Across the country new prisons are hurriedly being constructed to house the hundreds of thousands of immigrants caught each year. State and local governments are vying with each other to attract new immigrant prisons as the foundation of their rural "economic development" plans.
While DHS is driving immigrants from their jobs and homes, U.S. firms in the business of providing prison beds are raking in record profits from the immigrant crackdown. Although only one piece of the broader story of immigration, it’s all a part of the new political economy of immigration.
Dangerous People
In the new national security context, undocumented immigrants are not just outlaws: They are "dangerous people" who threaten the homeland.
The two DHS agencies involved in immigration enforcement—Immigration and Customs Enforcement (ICE) and Customs and Border Protection (CBP)—have seen their funds increased disproportionately over the last several years, doubling in size while total DHS funding has increased by just a third. The funding for these two agencies is set to rise 19.1% in 2009 while the overall DHS budget will increase by only 6.8%. Hunting down immigrants has become a top DHS priority. DHS says its mission is "to prevent terrorist attacks against the nation and to protect our nation from dangerous people."

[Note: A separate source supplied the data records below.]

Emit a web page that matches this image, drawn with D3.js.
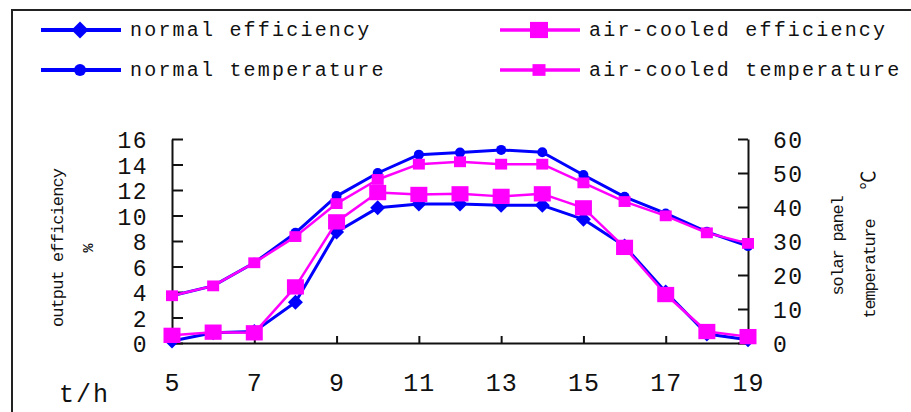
<!DOCTYPE html>
<html>
<head>
<meta charset="utf-8">
<script src="https://cdn.jsdelivr.net/npm/d3@7"></script>
<style>
  html, body { margin: 0; padding: 0; background: #fff; }
  svg { display: block; }
  text { font-family: "Liberation Mono", "DejaVu Sans Mono", monospace; fill: #111; }
</style>
</head>
<body>
<svg id="chart" width="911" height="412"></svg>
<script>
// Hours of the day
const hours = [5, 6, 7, 8, 9, 10, 11, 12, 13, 14, 15, 16, 17, 18, 19];

// Output efficiency (%)
const normalEfficiency   = [0.15, 0.8, 0.9, 3.2, 8.7, 10.6, 10.9, 10.9, 10.8, 10.8, 9.7, 7.6, 4.0, 0.7, 0.25];
const airCooledEfficiency = [0.6, 0.85, 0.8, 4.4, 9.5, 11.8, 11.65, 11.7, 11.5, 11.7, 10.6, 7.5, 3.8, 0.9, 0.5];

// Solar panel temperature (°C)
const normalTemperature   = [13.9, 16.8, 23.6, 32.4, 43.2, 50.0, 55.4, 56.0, 56.8, 56.1, 49.4, 43.0, 38.1, 32.7, 28.5];
const airCooledTemperature = [13.9, 16.8, 23.6, 31.3, 41.0, 48.1, 52.6, 53.3, 52.6, 52.6, 47.1, 41.6, 37.4, 32.4, 29.3];

// Tick labels
const hourTicks = [5, 7, 9, 11, 13, 15, 17, 19];
const efficiencyTicks = [0, 2, 4, 6, 8, 10, 12, 14, 16];
const temperatureTicks = [0, 10, 20, 30, 40, 50, 60];

const svg = d3.select("#chart");

// Outer frame (top and left edges visible)
svg.append("path")
  .attr("d", "M12,412 L12,10 L911,10")
  .attr("fill", "none")
  .attr("stroke", "#222")
  .attr("stroke-width", 2);

const x = d3.scaleLinear().domain([5, 19]).range([172, 748]);
const yL = d3.scaleLinear().domain([0, 16]).range([343, 139]);
const yR = d3.scaleLinear().domain([0, 60]).range([343, 139]);

function styleAxis(g, size, spacing) {
  g.select(".domain").attr("stroke", "#111").attr("stroke-width", 2);
  g.selectAll(".tick line").attr("stroke", "#111").attr("stroke-width", 2);
  g.selectAll(".tick text")
    .style("font-family", "'Liberation Mono', monospace")
    .style("font-size", size + "px")
    .style("letter-spacing", spacing + "px")
    .attr("fill", "#111");
}

// Left axis: efficiency
const gL = svg.append("g").attr("transform", `translate(${x(5)},0)`)
  .call(d3.axisLeft(yL).tickValues(efficiencyTicks).tickSizeInner(-11).tickSizeOuter(0).tickPadding(24));
styleAxis(gL, 23, 1.5);
gL.selectAll(".tick text").attr("dy", "0.38em");

// Right axis: temperature
const gR = svg.append("g").attr("transform", `translate(${x(19)},0)`)
  .call(d3.axisRight(yR).tickValues(temperatureTicks).tickSizeInner(-10).tickSizeOuter(0).tickPadding(25));
styleAxis(gR, 23, 1.5);
gR.selectAll(".tick text").attr("dy", "0.38em");

// Bottom axis: hours
const gB = svg.append("g").attr("transform", `translate(0,${yL(0)})`)
  .call(d3.axisBottom(x).tickValues(hourTicks).tickSizeInner(-7).tickSizeOuter(0).tickPadding(30).tickFormat(d3.format("d")));
styleAxis(gB, 25, 1);

// Axis titles
svg.append("text")
  .attr("transform", "translate(63,248) rotate(-90)")
  .attr("text-anchor", "middle")
  .style("font-size", "17px")
  .style("letter-spacing", "-0.9px")
  .text("output efficiency");
svg.append("text")
  .attr("transform", "translate(93,248) rotate(-90)")
  .attr("text-anchor", "middle")
  .style("font-size", "15px")
  .style("font-weight", "bold")
  .text("%");

svg.append("text")
  .attr("transform", "translate(843,246) rotate(-90)")
  .attr("text-anchor", "middle")
  .style("font-size", "17px")
  .style("letter-spacing", "-1.2px")
  .text("solar panel");
svg.append("text")
  .attr("transform", "translate(875,269) rotate(-90)")
  .attr("text-anchor", "middle")
  .style("font-size", "17px")
  .style("letter-spacing", "-1.2px")
  .text("temperature");
svg.append("text")
  .attr("transform", "translate(875,180) rotate(-90)")
  .attr("text-anchor", "middle")
  .style("font-family", "'Noto Sans CJK SC', sans-serif")
  .style("font-size", "19px")
  .text("℃");

svg.append("text")
  .attr("x", 59).attr("y", 402)
  .style("font-size", "25px")
  .style("letter-spacing", "2px")
  .text("t/h");

// Series definitions
const series = [
  { name: "normal efficiency", values: normalEfficiency, y: yL, color: "#0000ff", width: 3, marker: "diamond", size: 15 },
  { name: "normal temperature", values: normalTemperature, y: yR, color: "#0000ff", width: 3, marker: "circle", size: 10 },
  { name: "air-cooled efficiency", values: airCooledEfficiency, y: yL, color: "#ff00ff", width: 2.5, marker: "square", size: 17 },
  { name: "air-cooled temperature", values: airCooledTemperature, y: yR, color: "#ff00ff", width: 2.5, marker: "square", size: 12 }
];

function drawMarker(g, type, size, color) {
  const h = size / 2;
  if (type === "diamond") {
    g.append("path").attr("d", `M0,${-h} L${h},0 L0,${h} L${-h},0 Z`).attr("fill", color);
  } else if (type === "circle") {
    g.append("circle").attr("r", h).attr("fill", color);
  } else {
    g.append("rect").attr("x", -h).attr("y", -h * 0.9).attr("width", size).attr("height", size * 0.9).attr("fill", color);
  }
}

const plot = svg.append("g");
series.forEach(s => {
  const pts = hours.map((h, i) => [x(h), s.y(s.values[i])]);
  plot.append("path")
    .attr("d", d3.line()(pts))
    .attr("fill", "none")
    .attr("stroke", s.color)
    .attr("stroke-width", s.width)
    .attr("stroke-linejoin", "round");
  pts.forEach(p => {
    const m = plot.append("g").attr("transform", `translate(${p[0]},${p[1]})`);
    drawMarker(m, s.marker, s.size, s.color);
  });
});

// Legend
const legendItems = [
  { s: series[0], lx: 41, ly: 30 },
  { s: series[1], lx: 41, ly: 70 },
  { s: series[2], lx: 500, ly: 30 },
  { s: series[3], lx: 500, ly: 70 }
];
legendItems.forEach(({ s, lx, ly }) => {
  const g = svg.append("g").attr("transform", `translate(${lx},${ly})`);
  g.append("line").attr("x1", 0).attr("x2", 80).attr("y1", 0).attr("y2", 0)
    .attr("stroke", s.color).attr("stroke-width", s.width + 1);
  const m = g.append("g").attr("transform", "translate(39,0)");
  drawMarker(m, s.marker, s.marker === "square" ? s.size + 1 : s.size + 2, s.color);
  g.append("text")
    .attr("x", 89).attr("y", 0).attr("dy", "0.32em")
    .style("font-size", "20px")
    .style("letter-spacing", "2.2px")
    .text(s.name);
});
</script>
</body>
</html>
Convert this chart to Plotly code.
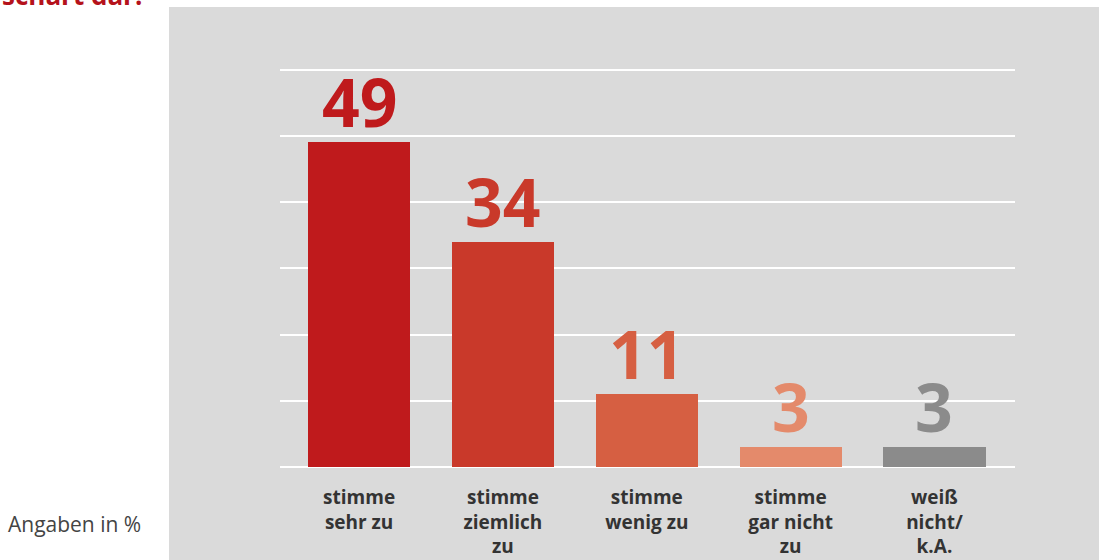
import plotly.graph_objects as go

categories = ["stimme<br>sehr zu", "stimme<br>ziemlich<br>zu", "stimme<br>wenig zu", "stimme<br>gar nicht<br>zu", "weiß<br>nicht/<br>k.A."]
values = [49, 34, 11, 3, 3]
colors = ["#bf1a1c", "#c9392a", "#d65f42", "#e48a6b", "#8b8b8b"]
x_idx = list(range(len(categories)))

FONT = "Open Sans"
H = 404  # plot-area height in px

fig = go.Figure()
fig.add_trace(go.Bar(
    x=x_idx, y=values, marker=dict(color=colors, line=dict(width=0)),
    width=0.71, hoverinfo="skip", showlegend=False,
))

annotations = []
for i, v in enumerate(values):
    annotations.append(dict(
        x=i, y=v, xref="x", yref="y", text=f"<b>{v}</b>", showarrow=False,
        yanchor="bottom", yshift=-6,
        font=dict(family=FONT, size=66, color=colors[i]),
    ))

annotations.append(dict(
    x=-0.381, y=472 / H, xref="paper", yref="paper", text="<b>schart dar:</b>",
    showarrow=False, xanchor="left", yanchor="middle",
    font=dict(family=FONT, size=26, color="#b5121b"),
))
annotations.append(dict(
    x=-0.373, y=(467 - 524) / H, xref="paper", yref="paper", text="Angaben in %",
    showarrow=False, xanchor="left", yanchor="middle",
    font=dict(family=FONT, size=21, color="#444444"),
))

fig.update_layout(
    width=1099, height=560,
    margin=dict(l=280, r=84, t=63, b=93, autoexpand=False),
    paper_bgcolor="white", plot_bgcolor="rgba(0,0,0,0)",
    shapes=[dict(type="rect", xref="paper", yref="paper", layer="below",
                 x0=(169 - 280) / 735, x1=(1099 - 280) / 735,
                 y0=-93 / H, y1=(467 - 7) / H,
                 fillcolor="#dadada", line=dict(width=0))],
    annotations=annotations,
    xaxis=dict(
        tickmode="array", tickvals=x_idx,
        ticktext=[f"<b>{c}</b>" for c in categories],
        range=[-0.55, 4.56], showgrid=False, zeroline=False, showline=False,
        ticks="outside", ticklen=13, tickcolor="rgba(0,0,0,0)",
        tickfont=dict(family=FONT, size=19, color="#333333"),
        fixedrange=True, automargin=False,
    ),
    yaxis=dict(
        range=[0, 61], tickvals=[0, 10, 20, 30, 40, 50, 60],
        showticklabels=False, showgrid=True,
        gridcolor="white", gridwidth=2, zeroline=True, zerolinecolor="white",
        zerolinewidth=2, showline=False, fixedrange=True, automargin=False,
    ),
    bargap=0,
)

fig.write_html("out.html")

Immigrants caught up in DHS dragnets, worksite enforcement raids, and border patrols were the "metrics of success" that DHS Secretary Michael Chertoff pointed to in his July 18, 2008 congressional testimony. He used the dramatically increased number of immigrant apprehensions and "removals" as metrics to show that DHS is succeeding in its goal to "secure the homeland and protect the American people."
While the increased numbers of immigrants being arrested, imprisoned, and deported certainly demonstrate that DHS is busy, they don’t demonstrate that DHS is stopping terrorism. Never in its congressional testimonies or media releases does DHS present evidence that shows how the number of immigrants captured improves national security.
A 2007 study by the Transnational Records Access Clearinghouse (TRAC) at Syracuse University found that there has been no increase in terrorism or national security charges against immigrants since 2001. In fact, despite the increased enforcement operations by Homeland Security, more immigrants were charged annually in immigration courts with national security or terrorism-related offenses in a three-year period in the mid-1990s (1994-96) than in a comparable period (2004-2006) since Sept. 11. According to the TRAC study, "A decade later, national security charges were brought against 114 individuals, down about a third. Meanwhile for the same period, terrorism charges are down more than three-fourths, to just 12."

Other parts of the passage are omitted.